* EXERCISE PROMPT: Will you output the lines between the ones holding "Recreate this image as a LaTeX" and "(0,0) rectangle (630,420);", inclusive, exactly as they stand, and only those lines, with the pictures left out?

* MATERIAL FOR THIS TASK:
* start *
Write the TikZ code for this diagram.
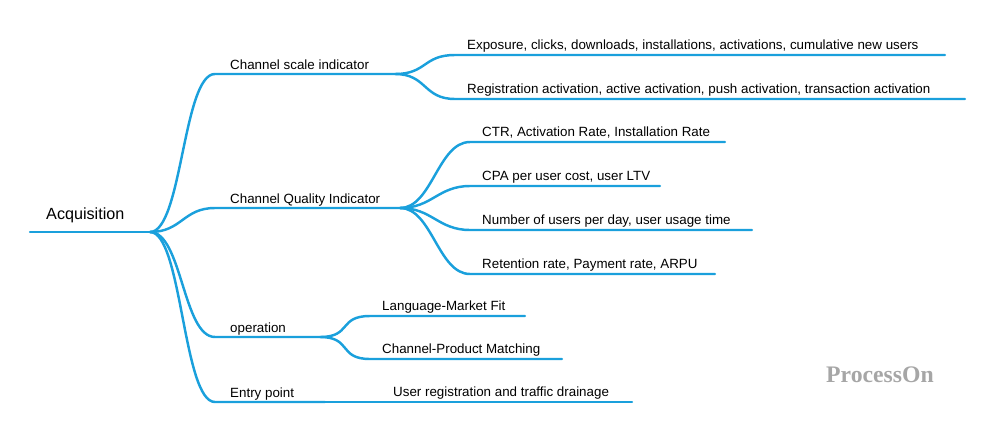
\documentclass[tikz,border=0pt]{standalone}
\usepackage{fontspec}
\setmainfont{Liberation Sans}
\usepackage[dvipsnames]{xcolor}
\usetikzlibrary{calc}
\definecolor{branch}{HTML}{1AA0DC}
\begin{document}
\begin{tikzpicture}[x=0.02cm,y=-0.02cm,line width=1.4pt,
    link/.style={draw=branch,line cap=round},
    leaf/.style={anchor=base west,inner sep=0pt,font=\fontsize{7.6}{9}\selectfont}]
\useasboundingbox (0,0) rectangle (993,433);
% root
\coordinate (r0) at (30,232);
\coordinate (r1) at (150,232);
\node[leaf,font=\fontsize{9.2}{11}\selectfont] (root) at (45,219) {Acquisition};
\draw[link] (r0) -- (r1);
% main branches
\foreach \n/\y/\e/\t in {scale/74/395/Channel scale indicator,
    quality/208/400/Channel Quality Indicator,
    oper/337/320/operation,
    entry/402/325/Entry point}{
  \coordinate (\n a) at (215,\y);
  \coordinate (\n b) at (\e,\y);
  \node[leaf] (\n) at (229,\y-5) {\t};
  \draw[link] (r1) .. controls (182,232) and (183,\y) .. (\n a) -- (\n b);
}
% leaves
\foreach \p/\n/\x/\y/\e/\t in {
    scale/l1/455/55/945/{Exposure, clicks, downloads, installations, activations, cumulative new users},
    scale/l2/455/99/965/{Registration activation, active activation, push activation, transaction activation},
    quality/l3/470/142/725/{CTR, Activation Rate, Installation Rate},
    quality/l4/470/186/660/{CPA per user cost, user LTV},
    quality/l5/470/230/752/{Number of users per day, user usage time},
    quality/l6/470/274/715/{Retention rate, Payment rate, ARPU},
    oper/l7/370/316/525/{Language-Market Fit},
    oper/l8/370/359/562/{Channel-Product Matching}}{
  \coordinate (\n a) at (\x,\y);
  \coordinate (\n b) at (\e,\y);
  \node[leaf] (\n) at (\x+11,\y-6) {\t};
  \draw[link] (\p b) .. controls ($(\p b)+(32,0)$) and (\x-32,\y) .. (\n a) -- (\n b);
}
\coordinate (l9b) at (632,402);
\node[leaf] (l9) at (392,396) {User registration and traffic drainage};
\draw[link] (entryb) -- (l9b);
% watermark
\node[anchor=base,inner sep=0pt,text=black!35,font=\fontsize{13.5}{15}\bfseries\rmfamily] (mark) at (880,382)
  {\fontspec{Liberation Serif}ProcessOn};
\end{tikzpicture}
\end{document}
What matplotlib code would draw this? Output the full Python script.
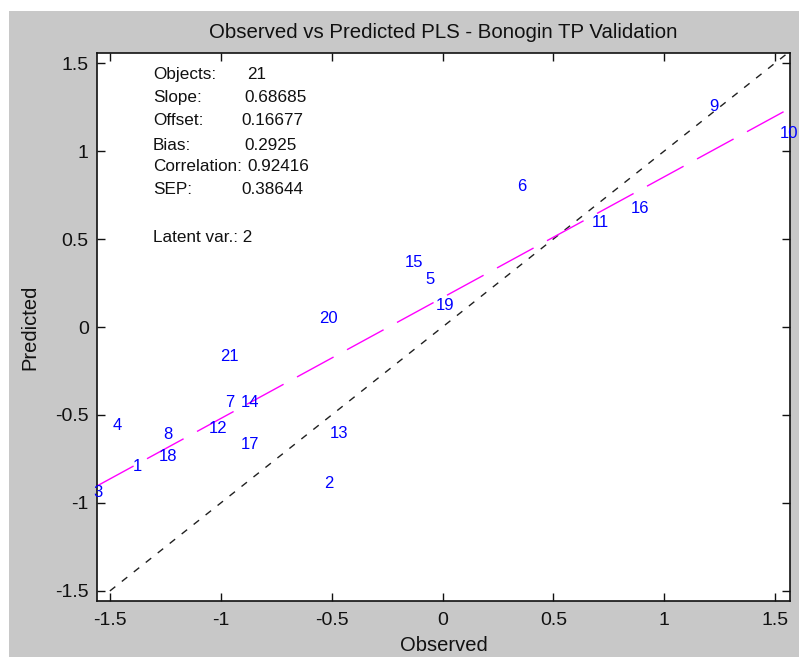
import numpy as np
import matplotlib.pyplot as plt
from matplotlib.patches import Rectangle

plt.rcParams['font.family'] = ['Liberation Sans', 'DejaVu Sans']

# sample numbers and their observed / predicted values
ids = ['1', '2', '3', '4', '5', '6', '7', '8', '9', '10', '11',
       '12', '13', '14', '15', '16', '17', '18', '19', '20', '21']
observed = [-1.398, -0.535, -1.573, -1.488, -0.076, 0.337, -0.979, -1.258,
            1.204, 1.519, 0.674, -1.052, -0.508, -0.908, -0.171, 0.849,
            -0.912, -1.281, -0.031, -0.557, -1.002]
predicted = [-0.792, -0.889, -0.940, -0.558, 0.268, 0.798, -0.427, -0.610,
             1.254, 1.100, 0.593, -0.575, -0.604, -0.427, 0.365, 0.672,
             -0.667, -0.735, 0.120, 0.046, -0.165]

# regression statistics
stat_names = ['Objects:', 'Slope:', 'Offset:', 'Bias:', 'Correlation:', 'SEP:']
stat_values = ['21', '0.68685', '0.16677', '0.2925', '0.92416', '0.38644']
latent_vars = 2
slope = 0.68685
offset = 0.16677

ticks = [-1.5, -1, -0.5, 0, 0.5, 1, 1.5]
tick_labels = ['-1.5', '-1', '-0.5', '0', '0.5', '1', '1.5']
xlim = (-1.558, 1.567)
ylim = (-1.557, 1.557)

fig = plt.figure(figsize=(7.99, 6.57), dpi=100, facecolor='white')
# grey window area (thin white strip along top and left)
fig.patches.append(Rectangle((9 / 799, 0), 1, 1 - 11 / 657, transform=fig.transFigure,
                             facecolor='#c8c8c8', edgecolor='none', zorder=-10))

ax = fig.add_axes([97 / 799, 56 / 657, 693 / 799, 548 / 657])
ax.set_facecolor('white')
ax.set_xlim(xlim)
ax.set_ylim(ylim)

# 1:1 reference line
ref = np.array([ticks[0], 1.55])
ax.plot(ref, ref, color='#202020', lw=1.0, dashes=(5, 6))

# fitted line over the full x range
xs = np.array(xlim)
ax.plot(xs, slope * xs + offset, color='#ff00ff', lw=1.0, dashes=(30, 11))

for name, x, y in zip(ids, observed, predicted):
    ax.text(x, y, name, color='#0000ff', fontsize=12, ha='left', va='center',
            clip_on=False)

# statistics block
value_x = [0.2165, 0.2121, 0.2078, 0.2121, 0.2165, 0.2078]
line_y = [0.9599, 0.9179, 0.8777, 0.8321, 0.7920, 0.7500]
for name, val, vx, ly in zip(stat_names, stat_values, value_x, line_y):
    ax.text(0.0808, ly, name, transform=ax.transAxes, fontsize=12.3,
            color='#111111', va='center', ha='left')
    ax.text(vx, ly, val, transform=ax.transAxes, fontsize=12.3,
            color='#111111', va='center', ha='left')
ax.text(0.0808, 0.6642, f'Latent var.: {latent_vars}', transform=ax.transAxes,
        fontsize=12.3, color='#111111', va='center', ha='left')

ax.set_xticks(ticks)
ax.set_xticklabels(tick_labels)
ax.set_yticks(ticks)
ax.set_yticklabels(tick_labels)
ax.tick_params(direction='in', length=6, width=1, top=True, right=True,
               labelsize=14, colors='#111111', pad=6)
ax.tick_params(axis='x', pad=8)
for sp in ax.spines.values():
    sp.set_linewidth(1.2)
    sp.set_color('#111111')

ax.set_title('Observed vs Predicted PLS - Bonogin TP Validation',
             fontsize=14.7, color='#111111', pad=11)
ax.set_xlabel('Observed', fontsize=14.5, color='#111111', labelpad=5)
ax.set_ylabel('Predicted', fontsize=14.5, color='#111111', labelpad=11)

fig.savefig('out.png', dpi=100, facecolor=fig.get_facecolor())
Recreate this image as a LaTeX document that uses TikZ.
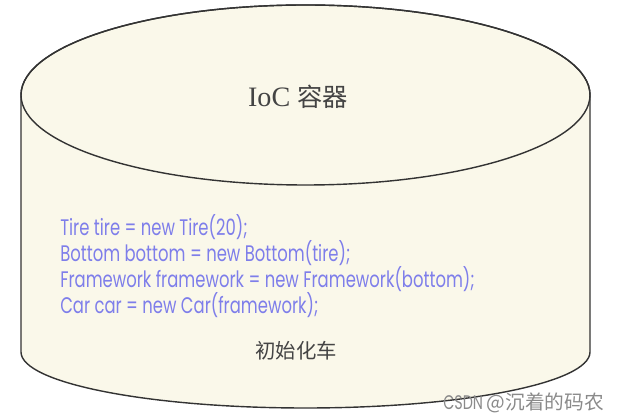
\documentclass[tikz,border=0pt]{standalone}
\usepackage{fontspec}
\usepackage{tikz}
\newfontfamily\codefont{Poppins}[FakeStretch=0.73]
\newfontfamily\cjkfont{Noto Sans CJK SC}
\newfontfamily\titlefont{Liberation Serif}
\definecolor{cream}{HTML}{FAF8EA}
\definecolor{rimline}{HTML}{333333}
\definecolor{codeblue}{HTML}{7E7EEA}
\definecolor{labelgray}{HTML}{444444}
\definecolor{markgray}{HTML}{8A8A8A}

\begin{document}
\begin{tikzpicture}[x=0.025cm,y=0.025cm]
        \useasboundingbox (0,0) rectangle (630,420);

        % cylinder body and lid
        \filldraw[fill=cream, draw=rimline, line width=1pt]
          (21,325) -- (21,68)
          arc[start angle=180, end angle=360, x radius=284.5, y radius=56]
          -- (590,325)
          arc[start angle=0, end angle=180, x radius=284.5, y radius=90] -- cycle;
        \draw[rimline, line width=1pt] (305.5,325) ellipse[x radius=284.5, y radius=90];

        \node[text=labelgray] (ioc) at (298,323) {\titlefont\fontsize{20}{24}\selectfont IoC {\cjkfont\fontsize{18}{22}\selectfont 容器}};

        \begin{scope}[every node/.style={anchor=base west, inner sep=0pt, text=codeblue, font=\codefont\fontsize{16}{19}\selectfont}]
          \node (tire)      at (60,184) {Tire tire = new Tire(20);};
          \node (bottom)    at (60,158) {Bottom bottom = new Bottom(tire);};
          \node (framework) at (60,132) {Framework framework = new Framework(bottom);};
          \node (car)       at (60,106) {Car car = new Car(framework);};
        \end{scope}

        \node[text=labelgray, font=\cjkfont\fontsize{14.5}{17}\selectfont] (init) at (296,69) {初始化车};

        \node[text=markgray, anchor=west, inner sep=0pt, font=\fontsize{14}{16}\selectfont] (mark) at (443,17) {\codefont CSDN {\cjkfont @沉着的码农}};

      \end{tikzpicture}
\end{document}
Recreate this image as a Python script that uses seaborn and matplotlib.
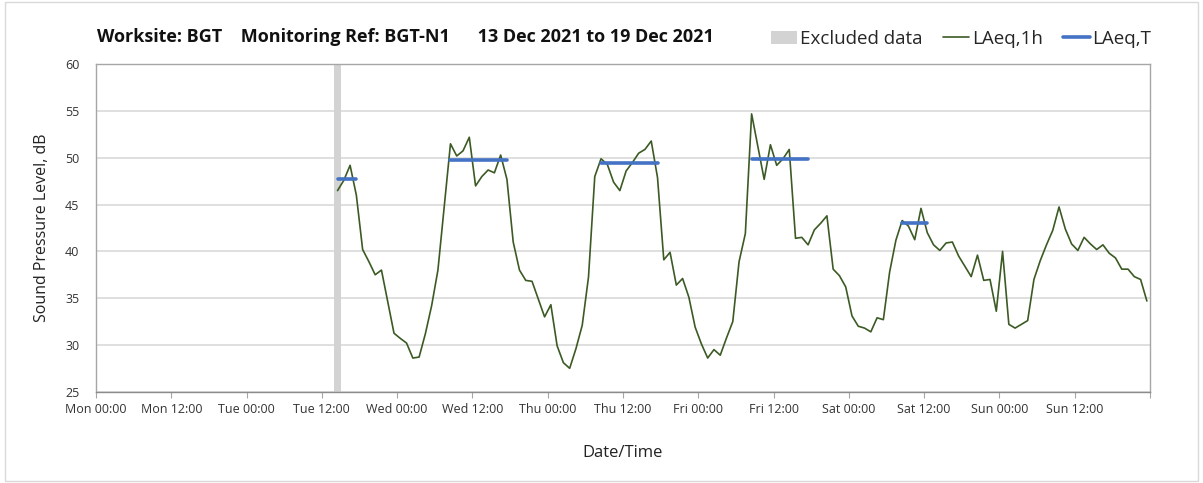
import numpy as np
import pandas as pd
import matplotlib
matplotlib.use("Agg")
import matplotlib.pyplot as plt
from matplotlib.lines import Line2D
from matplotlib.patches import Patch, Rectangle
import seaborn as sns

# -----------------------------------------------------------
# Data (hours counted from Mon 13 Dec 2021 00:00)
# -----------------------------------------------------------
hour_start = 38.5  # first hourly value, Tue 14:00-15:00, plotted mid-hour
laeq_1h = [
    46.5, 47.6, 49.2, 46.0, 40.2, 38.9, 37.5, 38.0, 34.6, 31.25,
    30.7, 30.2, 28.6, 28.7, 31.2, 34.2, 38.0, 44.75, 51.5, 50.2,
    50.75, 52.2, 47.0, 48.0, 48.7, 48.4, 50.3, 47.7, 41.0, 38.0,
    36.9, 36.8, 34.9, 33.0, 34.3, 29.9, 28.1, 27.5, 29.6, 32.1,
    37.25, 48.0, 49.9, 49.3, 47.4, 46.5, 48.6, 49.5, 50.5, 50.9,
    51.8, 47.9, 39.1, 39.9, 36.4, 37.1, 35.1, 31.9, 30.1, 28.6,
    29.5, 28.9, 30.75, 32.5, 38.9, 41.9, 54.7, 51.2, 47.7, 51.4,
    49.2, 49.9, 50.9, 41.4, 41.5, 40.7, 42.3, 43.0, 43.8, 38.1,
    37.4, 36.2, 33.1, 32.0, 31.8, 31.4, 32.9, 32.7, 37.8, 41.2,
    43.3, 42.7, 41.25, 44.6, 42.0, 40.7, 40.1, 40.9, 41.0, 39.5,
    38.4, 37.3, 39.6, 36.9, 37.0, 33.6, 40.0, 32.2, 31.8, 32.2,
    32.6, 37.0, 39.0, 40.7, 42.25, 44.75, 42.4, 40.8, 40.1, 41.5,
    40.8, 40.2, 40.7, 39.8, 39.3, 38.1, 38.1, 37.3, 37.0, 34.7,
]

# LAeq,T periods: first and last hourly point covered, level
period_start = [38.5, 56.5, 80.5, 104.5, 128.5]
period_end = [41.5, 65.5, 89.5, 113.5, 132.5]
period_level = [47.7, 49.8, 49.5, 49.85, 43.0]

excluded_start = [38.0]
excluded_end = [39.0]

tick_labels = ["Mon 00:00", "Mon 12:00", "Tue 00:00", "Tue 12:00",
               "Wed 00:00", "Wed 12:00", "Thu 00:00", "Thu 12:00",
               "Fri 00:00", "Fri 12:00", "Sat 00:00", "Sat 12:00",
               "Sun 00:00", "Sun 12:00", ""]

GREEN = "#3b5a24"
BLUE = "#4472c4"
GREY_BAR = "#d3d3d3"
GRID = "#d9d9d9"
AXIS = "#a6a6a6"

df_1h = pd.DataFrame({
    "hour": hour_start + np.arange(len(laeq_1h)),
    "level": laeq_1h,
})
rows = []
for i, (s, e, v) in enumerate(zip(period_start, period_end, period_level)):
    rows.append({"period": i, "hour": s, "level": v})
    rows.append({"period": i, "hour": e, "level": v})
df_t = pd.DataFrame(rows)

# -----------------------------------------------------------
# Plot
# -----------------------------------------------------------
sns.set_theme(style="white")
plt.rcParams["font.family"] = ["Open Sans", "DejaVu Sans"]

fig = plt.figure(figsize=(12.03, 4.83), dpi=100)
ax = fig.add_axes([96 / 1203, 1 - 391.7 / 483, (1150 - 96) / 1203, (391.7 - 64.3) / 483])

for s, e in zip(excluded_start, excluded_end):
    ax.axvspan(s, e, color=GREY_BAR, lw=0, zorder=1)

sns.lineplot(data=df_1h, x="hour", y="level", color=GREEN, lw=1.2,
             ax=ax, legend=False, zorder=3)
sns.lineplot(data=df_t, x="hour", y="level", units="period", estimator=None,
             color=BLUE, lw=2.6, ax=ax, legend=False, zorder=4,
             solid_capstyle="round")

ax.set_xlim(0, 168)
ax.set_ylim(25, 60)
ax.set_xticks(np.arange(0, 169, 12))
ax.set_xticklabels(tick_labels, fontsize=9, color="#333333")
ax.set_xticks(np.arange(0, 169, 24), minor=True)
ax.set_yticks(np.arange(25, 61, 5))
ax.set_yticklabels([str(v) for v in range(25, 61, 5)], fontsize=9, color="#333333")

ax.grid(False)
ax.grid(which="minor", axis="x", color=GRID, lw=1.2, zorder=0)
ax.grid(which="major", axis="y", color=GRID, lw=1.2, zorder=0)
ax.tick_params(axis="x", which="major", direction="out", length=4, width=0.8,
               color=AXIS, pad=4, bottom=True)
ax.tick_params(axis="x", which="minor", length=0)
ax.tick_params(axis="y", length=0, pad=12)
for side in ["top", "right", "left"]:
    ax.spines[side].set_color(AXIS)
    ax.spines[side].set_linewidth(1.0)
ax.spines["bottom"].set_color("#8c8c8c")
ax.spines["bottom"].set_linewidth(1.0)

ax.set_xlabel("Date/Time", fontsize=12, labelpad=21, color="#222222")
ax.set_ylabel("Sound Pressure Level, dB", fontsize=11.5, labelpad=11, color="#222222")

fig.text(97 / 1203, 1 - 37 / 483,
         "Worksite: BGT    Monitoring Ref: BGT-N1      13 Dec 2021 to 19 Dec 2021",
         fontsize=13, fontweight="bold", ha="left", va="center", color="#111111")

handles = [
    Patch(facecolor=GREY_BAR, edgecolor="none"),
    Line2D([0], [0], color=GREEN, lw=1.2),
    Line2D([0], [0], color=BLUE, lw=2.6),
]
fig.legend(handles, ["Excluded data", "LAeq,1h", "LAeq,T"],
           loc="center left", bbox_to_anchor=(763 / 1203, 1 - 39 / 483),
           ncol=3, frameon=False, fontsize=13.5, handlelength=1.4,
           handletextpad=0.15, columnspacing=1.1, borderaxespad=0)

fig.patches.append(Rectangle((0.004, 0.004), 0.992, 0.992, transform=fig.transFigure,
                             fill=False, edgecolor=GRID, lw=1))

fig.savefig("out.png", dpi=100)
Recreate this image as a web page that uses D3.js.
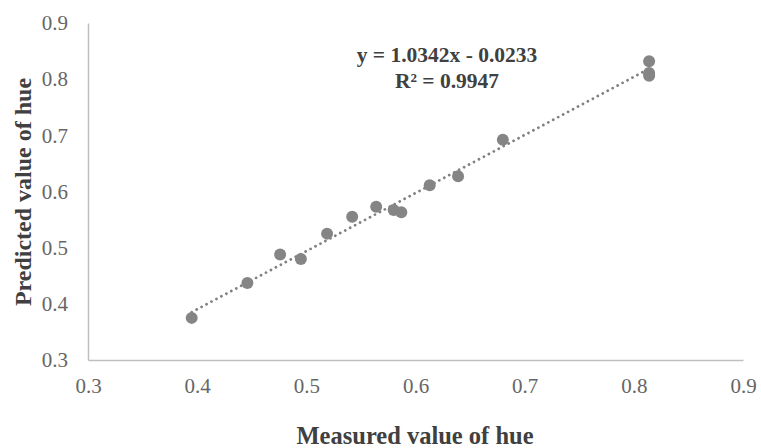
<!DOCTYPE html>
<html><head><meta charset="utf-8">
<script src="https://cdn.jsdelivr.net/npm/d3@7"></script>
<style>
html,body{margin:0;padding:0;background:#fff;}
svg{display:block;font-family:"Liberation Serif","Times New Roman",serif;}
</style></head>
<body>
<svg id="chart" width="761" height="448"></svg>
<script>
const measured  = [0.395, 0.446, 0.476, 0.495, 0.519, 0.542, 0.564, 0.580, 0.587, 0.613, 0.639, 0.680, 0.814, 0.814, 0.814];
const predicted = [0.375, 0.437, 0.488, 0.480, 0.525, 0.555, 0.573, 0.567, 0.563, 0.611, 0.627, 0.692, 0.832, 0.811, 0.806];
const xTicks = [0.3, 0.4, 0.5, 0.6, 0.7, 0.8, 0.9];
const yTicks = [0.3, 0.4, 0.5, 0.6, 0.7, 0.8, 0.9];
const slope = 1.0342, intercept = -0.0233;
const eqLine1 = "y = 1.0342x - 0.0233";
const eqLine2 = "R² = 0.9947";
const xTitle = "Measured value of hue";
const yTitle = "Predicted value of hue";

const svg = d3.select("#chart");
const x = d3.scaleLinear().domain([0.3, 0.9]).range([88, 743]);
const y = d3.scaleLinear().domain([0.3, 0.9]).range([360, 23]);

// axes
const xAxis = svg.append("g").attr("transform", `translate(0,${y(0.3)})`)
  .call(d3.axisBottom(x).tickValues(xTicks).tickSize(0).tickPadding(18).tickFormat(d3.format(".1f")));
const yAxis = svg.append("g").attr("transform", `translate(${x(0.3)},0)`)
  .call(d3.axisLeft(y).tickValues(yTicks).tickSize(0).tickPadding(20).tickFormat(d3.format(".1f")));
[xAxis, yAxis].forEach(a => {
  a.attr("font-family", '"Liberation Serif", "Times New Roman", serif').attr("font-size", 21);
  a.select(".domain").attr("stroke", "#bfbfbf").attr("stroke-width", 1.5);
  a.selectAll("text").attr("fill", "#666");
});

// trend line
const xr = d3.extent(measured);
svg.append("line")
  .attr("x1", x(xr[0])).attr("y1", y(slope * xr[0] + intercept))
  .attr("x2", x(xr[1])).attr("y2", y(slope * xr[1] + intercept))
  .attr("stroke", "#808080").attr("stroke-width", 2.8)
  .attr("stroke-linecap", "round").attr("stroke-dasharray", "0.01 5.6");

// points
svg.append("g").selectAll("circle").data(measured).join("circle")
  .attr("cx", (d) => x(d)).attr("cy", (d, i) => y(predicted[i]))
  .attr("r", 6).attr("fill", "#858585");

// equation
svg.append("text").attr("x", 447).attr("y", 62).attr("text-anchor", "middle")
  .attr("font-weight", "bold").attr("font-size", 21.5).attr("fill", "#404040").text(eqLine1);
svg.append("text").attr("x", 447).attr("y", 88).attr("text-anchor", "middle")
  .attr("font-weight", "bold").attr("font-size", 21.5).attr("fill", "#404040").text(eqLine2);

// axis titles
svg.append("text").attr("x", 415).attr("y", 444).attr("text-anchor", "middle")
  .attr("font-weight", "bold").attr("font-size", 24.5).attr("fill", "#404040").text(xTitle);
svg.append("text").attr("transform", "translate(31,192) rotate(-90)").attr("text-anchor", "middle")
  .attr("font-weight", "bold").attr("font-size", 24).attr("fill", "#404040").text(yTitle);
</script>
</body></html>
* end *
* SOLVED PROBLEM:
Recreate this image as a LaTeX document that uses TikZ.
\documentclass[tikz,border=0pt]{standalone}
\usepackage{fontspec}
\usepackage{tikz}
\newfontfamily\codefont{Poppins}[FakeStretch=0.73]
\newfontfamily\cjkfont{Noto Sans CJK SC}
\newfontfamily\titlefont{Liberation Serif}
\definecolor{cream}{HTML}{FAF8EA}
\definecolor{rimline}{HTML}{333333}
\definecolor{codeblue}{HTML}{7E7EEA}
\definecolor{labelgray}{HTML}{444444}
\definecolor{markgray}{HTML}{8A8A8A}

\begin{document}
\begin{tikzpicture}[x=0.025cm,y=0.025cm]
        \useasboundingbox (0,0) rectangle (630,420);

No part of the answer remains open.